The impetus behind developing system was to save time, and to save the cost of hiring a professional editor. 

For multiple dialogue scenes the researchers timed how long it took for an professional editor to review all footage and come up with an edited scene. As this method is at the research stage, the kind of analysis that the tools need to do on the video takes a long time. In the case of the scene shown in the demo and in the screenshot, a 27 line scene with 15 takes (of varying shot size and angle) amounting to 18 minutes of rushes took 3 hours and 20 minutes to analyse. The professional editor took 3 hours to come up with an edit.

The advantage came when changes needed to be made in editing style. The automated system could re-edit the scene in 3 seconds. It would take many times longer for an editor to re-edit a scene following new instructions. The analysis stage was done on a 3.1 GHz MacBook Pro with 16GB of RAM. With software and hardware improvements the time it takes to turn multiple takes into labelled clips will reduce significantly.

What does ‘good enough’ mean for editors and post production?

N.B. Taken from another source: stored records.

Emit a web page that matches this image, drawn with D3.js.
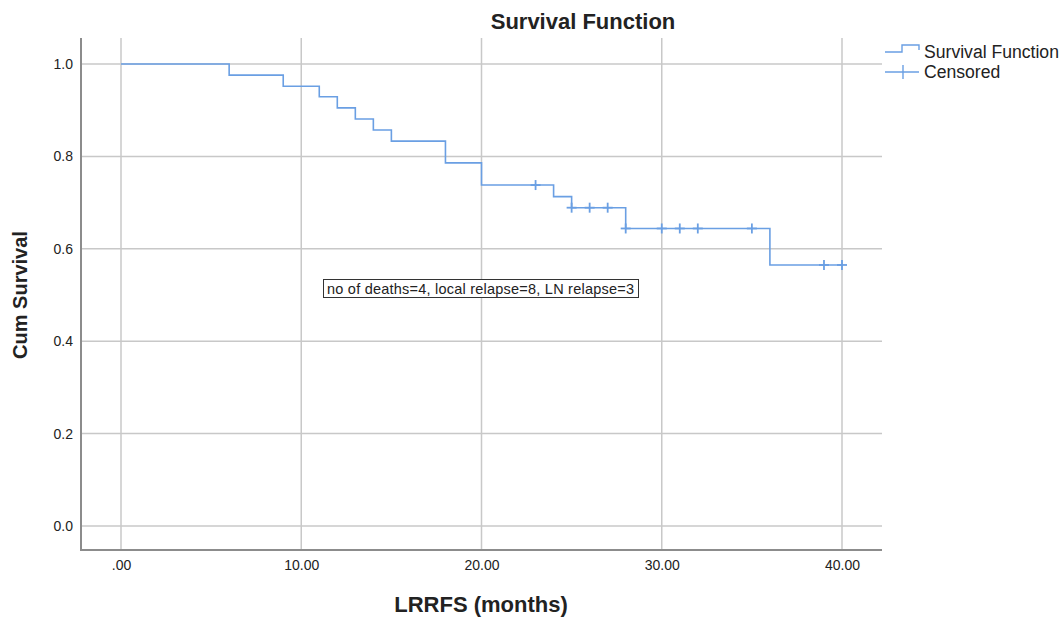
<!DOCTYPE html>
<html>
<head>
<meta charset="utf-8">
<title>Survival Function</title>
<script src="https://d3js.org/d3.v7.min.js"></script>
<style>
    body { margin: 0; background: #fff; }
    text { font-family: "Liberation Sans", Arial, sans-serif; fill: #222; }
    .grid line { stroke: #c8c8c8; stroke-width: 1.5; }
    .tick text { font-size: 14px; font-family: "Liberation Sans", Arial, sans-serif; fill: #222; }
</style>
</head>
<body>
<div id="chart"></div>
<script>
// step times (months) and survival after each step
var stepTimes = [0, 6, 9, 11, 12, 13, 14, 15, 18, 20, 24, 25, 28, 36];
var stepSurv  = [1.0, 0.976, 0.952, 0.929, 0.905, 0.881, 0.857, 0.833, 0.786, 0.738, 0.713, 0.689, 0.644, 0.565];
var endTime = 40;
// censored observations
var censTimes = [23, 25, 26, 27, 28, 30, 31, 32, 35, 39, 40];
var censSurv  = [0.738, 0.689, 0.689, 0.689, 0.644, 0.644, 0.644, 0.644, 0.644, 0.565, 0.565];

var xTicks = [0, 10, 20, 30, 40];
var xTickLabels = [".00", "10.00", "20.00", "30.00", "40.00"];
var yTicks = [0, 0.2, 0.4, 0.6, 0.8, 1.0];
var yTickLabels = ["0.0", "0.2", "0.4", "0.6", "0.8", "1.0"];

var W = 1064, H = 617;
var plotL = 81, plotR = 882, plotT = 38, plotB = 550;
var lineColor = "#6a9fe3";

var svg = d3.select("#chart").append("svg").attr("width", W).attr("height", H);

var x = d3.scaleLinear().domain([0, 40]).range([121, 842]);
var y = d3.scaleLinear().domain([0, 1]).range([526, 64]);

// grid
var grid = svg.append("g").attr("class", "grid");
grid.selectAll(".gy").data(yTicks).enter().append("line")
    .attr("x1", plotL).attr("x2", plotR)
    .attr("y1", function(d) { return y(d); }).attr("y2", function(d) { return y(d); });
grid.selectAll(".gx").data(xTicks).enter().append("line")
    .attr("y1", plotT).attr("y2", plotB)
    .attr("x1", function(d) { return x(d); }).attr("x2", function(d) { return x(d); });

// axes
svg.append("g")
    .attr("transform", "translate(" + plotL + ",0)")
    .call(d3.axisLeft(y).tickValues(yTicks).tickSize(0).tickPadding(8)
        .tickFormat(function(d, i) { return yTickLabels[i]; }))
    .call(function(g) { g.select(".domain").remove(); });
svg.append("g")
    .attr("transform", "translate(0," + plotB + ")")
    .call(d3.axisBottom(x).tickValues(xTicks).tickSize(0).tickPadding(10)
        .tickFormat(function(d, i) { return xTickLabels[i]; }))
    .call(function(g) { g.select(".domain").remove(); });

svg.append("line").attr("x1", plotL).attr("x2", plotL).attr("y1", plotT).attr("y2", plotB + 1)
    .attr("stroke", "#8c8c8c").attr("stroke-width", 2);
svg.append("line").attr("x1", plotL).attr("x2", plotR).attr("y1", plotB).attr("y2", plotB)
    .attr("stroke", "#8c8c8c").attr("stroke-width", 2);

// survival step line
var pts = stepTimes.map(function(t, i) { return [t, stepSurv[i]]; });
pts.push([endTime, stepSurv[stepSurv.length - 1]]);
var line = d3.line().curve(d3.curveStepAfter)
    .x(function(d) { return x(d[0]); })
    .y(function(d) { return y(d[1]); });
svg.append("path").datum(pts).attr("d", line)
    .attr("fill", "none").attr("stroke", lineColor).attr("stroke-width", 1.6);

// censor marks
var cens = svg.append("g").attr("stroke", lineColor).attr("stroke-width", 1.8);
censTimes.forEach(function(t, i) {
    var cx = x(t), cy = y(censSurv[i]);
    cens.append("line").attr("x1", cx - 5).attr("x2", cx + 5).attr("y1", cy).attr("y2", cy);
    cens.append("line").attr("x1", cx).attr("x2", cx).attr("y1", cy - 5).attr("y2", cy + 5);
});

// annotation box
var note = svg.append("g");
note.append("rect").attr("x", 323.5).attr("y", 279.5).attr("width", 315).attr("height", 18)
    .attr("fill", "#fff").attr("stroke", "#333").attr("stroke-width", 1);
note.append("text").attr("x", 327).attr("y", 293.5).attr("font-size", "14.5px")
    .attr("textLength", 307).attr("lengthAdjust", "spacing")
    .text("no of deaths=4, local relapse=8, LN relapse=3");

// titles
svg.append("text").attr("x", 583).attr("y", 29).attr("text-anchor", "middle")
    .attr("font-size", "22px").attr("font-weight", "bold").text("Survival Function");
svg.append("text").attr("x", 481).attr("y", 612).attr("text-anchor", "middle")
    .attr("font-size", "22px").attr("font-weight", "bold").text("LRRFS (months)");
svg.append("text").attr("transform", "translate(27,295) rotate(-90)").attr("text-anchor", "middle")
    .attr("font-size", "20px").attr("font-weight", "bold").text("Cum Survival");

// legend
var lg = svg.append("g").attr("fill", "none").attr("stroke", lineColor).attr("stroke-width", 1.4);
lg.append("path").attr("d", "M885,52H902V45H919V50");
lg.append("line").attr("x1", 885).attr("x2", 919).attr("y1", 72).attr("y2", 72);
lg.append("line").attr("x1", 903).attr("x2", 903).attr("y1", 65).attr("y2", 79);
svg.append("text").attr("x", 924).attr("y", 58).attr("font-size", "17.6px").text("Survival Function");
svg.append("text").attr("x", 924).attr("y", 78).attr("font-size", "17.6px").text("Censored");
</script>
</body>
</html>
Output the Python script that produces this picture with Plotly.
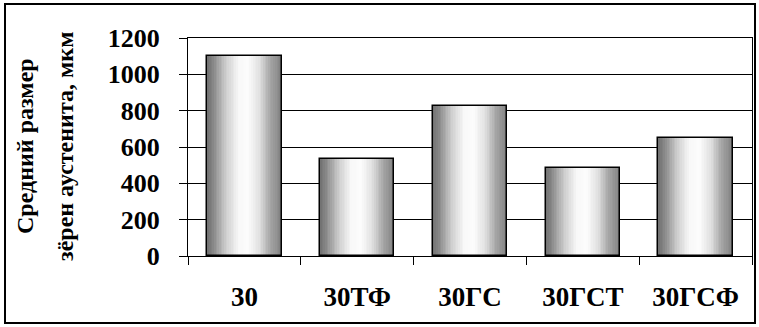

To me this method marks a tipping point. For productions with many hours of rushes, these kind of automated pre-edits are good enough. Good enough to release (with a few minutes of tidying up) in some cases. Good enough to based production decisions on (such as ‘We can now strike this set’). Good enough so that a skilled editor can spend a short time tidying some of the automated edits and preparing it to be shared with the world.

Although the researchers haven't encoded the kind of editing idioms many good editors actually follow, the ones they have chosen will do for many situations. There are two reasons for this: the researchers don’t know these practices, or they don't yet have a way to detect elements of scripts and source footage that editors currently base their personal editing idioms on.

One of the great things about the job of being an editor is that it is hard for others to compare your editing abilities with other editors. Up until now, a person would have to look at all the footage and all the versions of the script for a given production to judge whether the editor got the best possible result. Even then, that judgement would only be one more person’s opinion.

Now an editor’s take can be compared with automated edits like the ones described in this paper. Their style will soon be able to be detected and encoded as an editing style for automated edits. Could I sell a plugin based on my editing idiom? 0.1% of receipts would be big enough royalty of me!

The good news for editors who are worried about being replaced is that once your skills get to the level of ‘not obviously bad’ - which is the ability to do edits that aren't jarring, that flow from moment to moment and scene to scene - other factors take over: to be the kind of person who fits into the wider organisation, to be the person who you can share a small space with for hours on end, a person who can judge the politics and psychology of situations with collaborators at all levels.

Who knows when this kind of technology will be available outside academia? For now it is worth bearing in mind that alongside the three researchers from Stanford University, Mackenzie Leake, Abe Davis and Maneesh Agrawala the authorship of the paper was also shared with Any Truong of Adobe Research.